Where England was maybe lucky, was that there was a powerful moderating contingent within the revolution that was never discredited, i.e. the army grandees. This kept the internal bloodshed post-revolution to a minimum, and I suspect this is why the Restoration was itself almost bloodless and conciliatory. Compare with the other two: in both cases, the extreme of one bred an extreme reaction until an authoritarian leader could step in and crush dissent. I think it is to Cromwell’s credit that he would never be that man (although I sometimes wonder if Lambert could have been. There’s something of the idealist about him).
Very interesting relfections Sam, and yes I think you have a good point.
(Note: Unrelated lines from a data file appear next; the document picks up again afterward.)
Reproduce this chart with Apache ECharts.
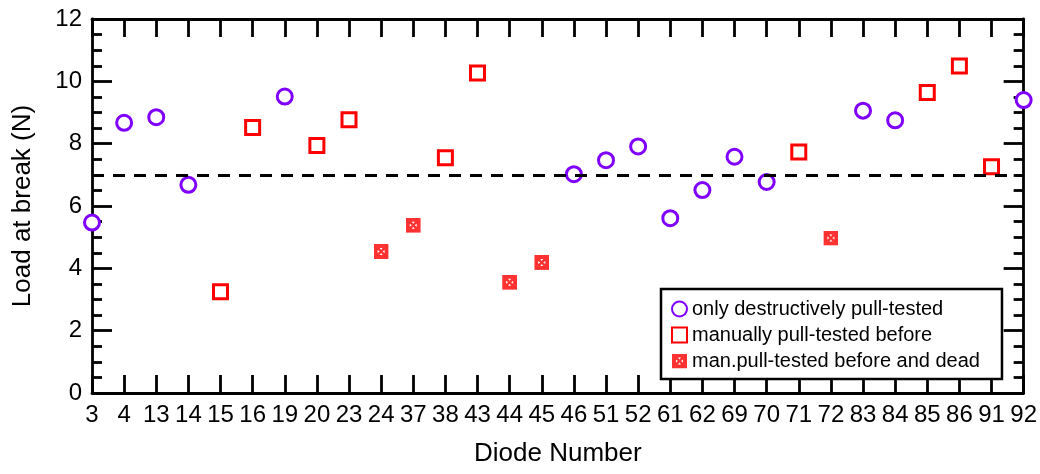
<!DOCTYPE html>
<html>
<head>
<meta charset="utf-8">
<script src="https://cdn.jsdelivr.net/npm/echarts@6/dist/echarts.min.js"></script>
<style>
  html, body { margin: 0; padding: 0; background: #fff; }
  #chart { width: 1040px; height: 474px; }
</style>
</head>
<body>
<div id="chart"></div>
<script>
// Diode numbers along the x axis
const diodes = ['3','4','13','14','15','16','19','20','23','24','37','38','43','44','45',
                '46','51','52','61','62','69','70','71','72','83','84','85','86','91','92'];
// Load at break (N) for each diode
const loads = [5.47, 8.67, 8.85, 6.68, 3.25, 8.52, 9.51, 7.94, 8.77, 4.54, 5.38, 7.55, 10.27, 3.55, 4.19,
               7.02, 7.47, 7.91, 5.61, 6.51, 7.58, 6.77, 7.73, 4.97, 9.06, 8.75, 9.64, 10.49, 7.26, 9.40];
// Test history: o = only destructive, m = manually pull-tested before, d = manually tested and dead
const history = ['o','o','o','o','m','m','o','m','m','d','d','m','m','d','d',
                 'o','o','o','o','o','o','o','m','d','o','o','m','m','m','o'];
const seriesNames = {
  o: 'only destructively pull-tested',
  m: 'manually pull-tested before',
  d: 'man.pull-tested before and dead'
};
const threshold = 7;
const yTicks = { min: 0, max: 12, step: 2 };

const purple = '#7f00ff';
const red = '#ff0000';
const font = "'Liberation Sans', Arial, sans-serif";

function pick(kind) {
  const out = [];
  diodes.forEach((d, i) => { if (history[i] === kind) out.push([d, loads[i]]); });
  return out;
}

// filled red square with small white inward-pointing triangles
const deadSvg = '<svg xmlns="http://www.w3.org/2000/svg" width="15" height="15" viewBox="0 0 15 15">' +
  '<rect x="0" y="0" width="15" height="15" fill="#ff0000"/>' +
  '<polygon points="6,4 9,4 7.5,6" fill="#fff"/>' +
  '<polygon points="6,11 9,11 7.5,9" fill="#fff"/>' +
  '<polygon points="4,6 4,9 6,7.5" fill="#fff"/>' +
  '<polygon points="11,6 11,9 9,7.5" fill="#fff"/>' +
  '</svg>';
const deadSymbol = 'image://data:image/svg+xml;charset=utf-8,' + encodeURIComponent(deadSvg);

const chart = echarts.init(document.getElementById('chart'), null, { renderer: 'canvas' });

const axisLine = { show: true, onZero: false, lineStyle: { color: '#000', width: 2.8 } };
const tickStyle = { color: '#000', width: 2.8 };

chart.setOption({
  animation: false,
  backgroundColor: '#fff',
  textStyle: { fontFamily: font },
  grid: { left: 92, right: 13, top: 19, bottom: 81, containLabel: false },
  legend: {
    orient: 'vertical',
    left: 661, top: 289,
    padding: [10, 22, 8, 10],
    itemGap: 6,
    itemWidth: 15, itemHeight: 15,
    borderColor: '#000', borderWidth: 2.5,
    backgroundColor: '#fff',
    textStyle: { fontFamily: font, fontSize: 20, color: '#000' },
    data: [
      { name: seriesNames.o, icon: 'circle' },
      { name: seriesNames.m, icon: 'rect' },
      { name: seriesNames.d, icon: deadSymbol }
    ]
  },
  xAxis: [
    {
      type: 'category', data: diodes, boundaryGap: false, position: 'bottom',
      name: 'Diode Number', nameLocation: 'middle', nameGap: 48,
      nameTextStyle: { fontFamily: font, fontSize: 26, color: '#000' },
      axisLine: axisLine,
      axisTick: { show: true, inside: true, length: 18, interval: 0, lineStyle: tickStyle },
      axisLabel: { interval: 0, fontFamily: font, fontSize: 24, color: '#000', margin: 10 },
      splitLine: { show: false }
    },
    {
      type: 'category', data: diodes, boundaryGap: false, position: 'top',
      axisLine: axisLine,
      axisTick: { show: true, inside: true, length: 18, interval: 0, lineStyle: tickStyle },
      axisLabel: { show: false },
      splitLine: { show: false }
    }
  ],
  yAxis: [
    {
      type: 'value', min: yTicks.min, max: yTicks.max, interval: yTicks.step, position: 'left',
      name: 'Load at break (N)', nameLocation: 'middle', nameGap: 56, nameRotate: 90,
      nameTextStyle: { fontFamily: font, fontSize: 26, color: '#000' },
      axisLine: axisLine,
      axisTick: { show: true, inside: true, length: 20, lineStyle: tickStyle },
      minorTick: { show: true, splitNumber: 4, length: 10, lineStyle: tickStyle },
      axisLabel: { fontFamily: font, fontSize: 24, color: '#000', margin: 10 },
      splitLine: { show: false }
    },
    {
      type: 'value', min: yTicks.min, max: yTicks.max, interval: yTicks.step, position: 'right',
      axisLine: axisLine,
      axisTick: { show: true, inside: true, length: 20, lineStyle: tickStyle },
      minorTick: { show: true, splitNumber: 4, length: 10, lineStyle: tickStyle },
      axisLabel: { show: false },
      splitLine: { show: false }
    }
  ],
  series: [
    {
      name: seriesNames.o, type: 'scatter', data: pick('o'),
      symbol: 'circle', symbolSize: 15,
      itemStyle: { color: '#fff', borderColor: purple, borderWidth: 3, opacity: 1 },
      markLine: {
        silent: true, symbol: 'none',
        label: { show: false },
        lineStyle: { color: '#000', width: 2.8, type: [12, 9] },
        data: [{ yAxis: threshold }]
      },
      z: 3
    },
    {
      name: seriesNames.m, type: 'scatter', data: pick('m'),
      symbol: 'rect', symbolSize: 14,
      itemStyle: { color: '#fff', borderColor: red, borderWidth: 3, opacity: 1 },
      z: 3
    },
    {
      name: seriesNames.d, type: 'scatter', data: pick('d'),
      symbol: deadSymbol, symbolSize: 15,
      z: 3
    }
  ]
});
</script>
</body>
</html>
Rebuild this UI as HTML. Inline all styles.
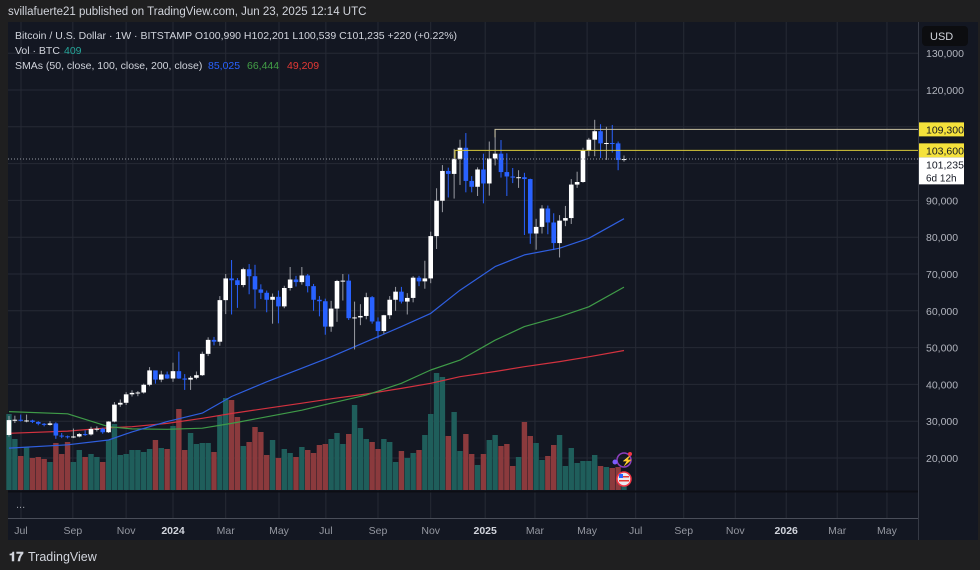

And yes, I agree Lambert had something odf the idealist about him. It would have been very interesting oif either he, or Henry Cromwell, had become protector
But possibly “interesting” in a bad way? France’s 19th century is a constant cycle of authoritarians getting into power (often with a popular mandate) and trying to brutally enforce their world view.
Say what you like about Richard Cromwell, Monck, Clarendon, Shaftesbury et al, but their ideological flexibility arguably ensured that quite a few of the gains from the revolution were preserved without unnecessary cycles of bloodshed. I may be unfashionably Whiggish in my views though…
I agree with you – much bloodshed was avoided. That had many long term consequences, mostl;y positive I think, but the lack of social revolution did leave us to this day with a bunch of aristocratic families who may not have a lot of formal political power – but own far too much of the land.
That’s true. But then again, if they’d gone, they would have been replaced by another aristocracy. France isn’t any less dominated by landowners than England (and Scotland is even worse). The difference is that they came in after the Revolution, and some are foreign too so they don’t even have the attachment to history and tradition which I think England preserves very well (however skewed and sanitised). There is no such thing as the National Trust in France or Russia, just lots of privately-owned chateaus. The absence of Crown estates just means it’s all been sold off to the highest bidder to pay for some long-forgotten war.